**Work to complete:** Copy each line holding the string "React".

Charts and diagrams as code
|---|

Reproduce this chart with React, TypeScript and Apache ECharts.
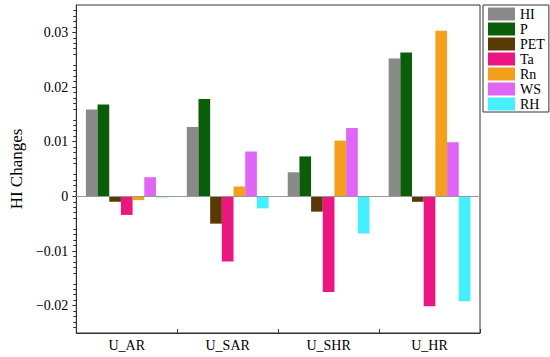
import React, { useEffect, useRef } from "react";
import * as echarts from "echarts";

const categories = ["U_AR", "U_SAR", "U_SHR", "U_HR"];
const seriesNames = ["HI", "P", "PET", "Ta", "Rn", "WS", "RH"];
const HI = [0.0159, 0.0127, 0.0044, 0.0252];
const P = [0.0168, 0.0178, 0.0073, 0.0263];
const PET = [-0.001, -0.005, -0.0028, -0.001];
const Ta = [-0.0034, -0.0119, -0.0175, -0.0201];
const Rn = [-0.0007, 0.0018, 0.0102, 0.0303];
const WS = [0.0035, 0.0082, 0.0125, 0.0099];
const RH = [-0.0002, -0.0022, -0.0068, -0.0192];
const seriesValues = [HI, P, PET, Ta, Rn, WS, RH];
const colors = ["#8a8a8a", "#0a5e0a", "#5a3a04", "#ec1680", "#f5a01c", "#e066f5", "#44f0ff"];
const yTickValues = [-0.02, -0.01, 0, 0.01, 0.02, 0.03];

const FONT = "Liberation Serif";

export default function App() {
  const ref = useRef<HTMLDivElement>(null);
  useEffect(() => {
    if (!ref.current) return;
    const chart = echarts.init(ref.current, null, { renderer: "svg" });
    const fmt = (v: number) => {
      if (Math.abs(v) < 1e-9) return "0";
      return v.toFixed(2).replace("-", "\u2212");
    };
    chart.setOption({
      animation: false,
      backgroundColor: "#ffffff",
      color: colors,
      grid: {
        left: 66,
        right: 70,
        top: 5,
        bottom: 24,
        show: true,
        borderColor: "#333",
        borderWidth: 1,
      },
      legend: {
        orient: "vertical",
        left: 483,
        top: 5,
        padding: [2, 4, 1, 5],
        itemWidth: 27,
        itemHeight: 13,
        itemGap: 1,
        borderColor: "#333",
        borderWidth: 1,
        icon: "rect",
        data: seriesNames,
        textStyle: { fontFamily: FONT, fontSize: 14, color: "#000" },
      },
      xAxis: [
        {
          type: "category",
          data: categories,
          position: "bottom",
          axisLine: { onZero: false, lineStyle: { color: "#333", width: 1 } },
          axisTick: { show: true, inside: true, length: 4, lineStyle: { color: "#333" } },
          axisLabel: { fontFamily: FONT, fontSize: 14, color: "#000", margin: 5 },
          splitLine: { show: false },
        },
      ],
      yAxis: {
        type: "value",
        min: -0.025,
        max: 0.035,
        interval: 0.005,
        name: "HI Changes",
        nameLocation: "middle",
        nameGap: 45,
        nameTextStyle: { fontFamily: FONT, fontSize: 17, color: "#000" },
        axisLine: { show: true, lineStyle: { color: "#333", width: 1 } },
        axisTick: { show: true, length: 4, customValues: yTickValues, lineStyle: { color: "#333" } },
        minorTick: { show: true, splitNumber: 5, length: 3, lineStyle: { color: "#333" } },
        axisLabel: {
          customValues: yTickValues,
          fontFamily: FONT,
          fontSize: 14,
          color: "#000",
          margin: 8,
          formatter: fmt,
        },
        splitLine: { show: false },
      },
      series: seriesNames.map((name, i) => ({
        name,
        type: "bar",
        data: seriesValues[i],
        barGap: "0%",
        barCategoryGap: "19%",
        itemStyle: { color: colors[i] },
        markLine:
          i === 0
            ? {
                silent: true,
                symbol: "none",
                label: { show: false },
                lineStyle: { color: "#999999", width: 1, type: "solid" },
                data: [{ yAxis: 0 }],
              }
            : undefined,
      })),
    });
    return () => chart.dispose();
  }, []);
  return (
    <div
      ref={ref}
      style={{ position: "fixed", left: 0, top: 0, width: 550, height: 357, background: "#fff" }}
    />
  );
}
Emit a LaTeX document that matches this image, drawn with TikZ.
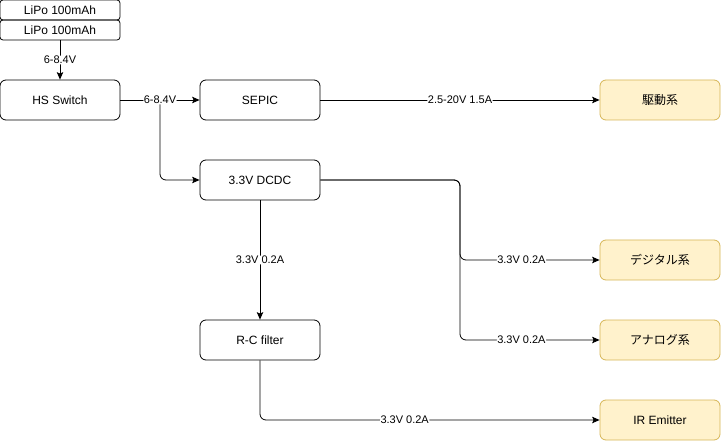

|---|

**Solution to this task:**
Reproduce this chart with React, TypeScript and Apache ECharts.
import React, { useEffect, useRef } from "react";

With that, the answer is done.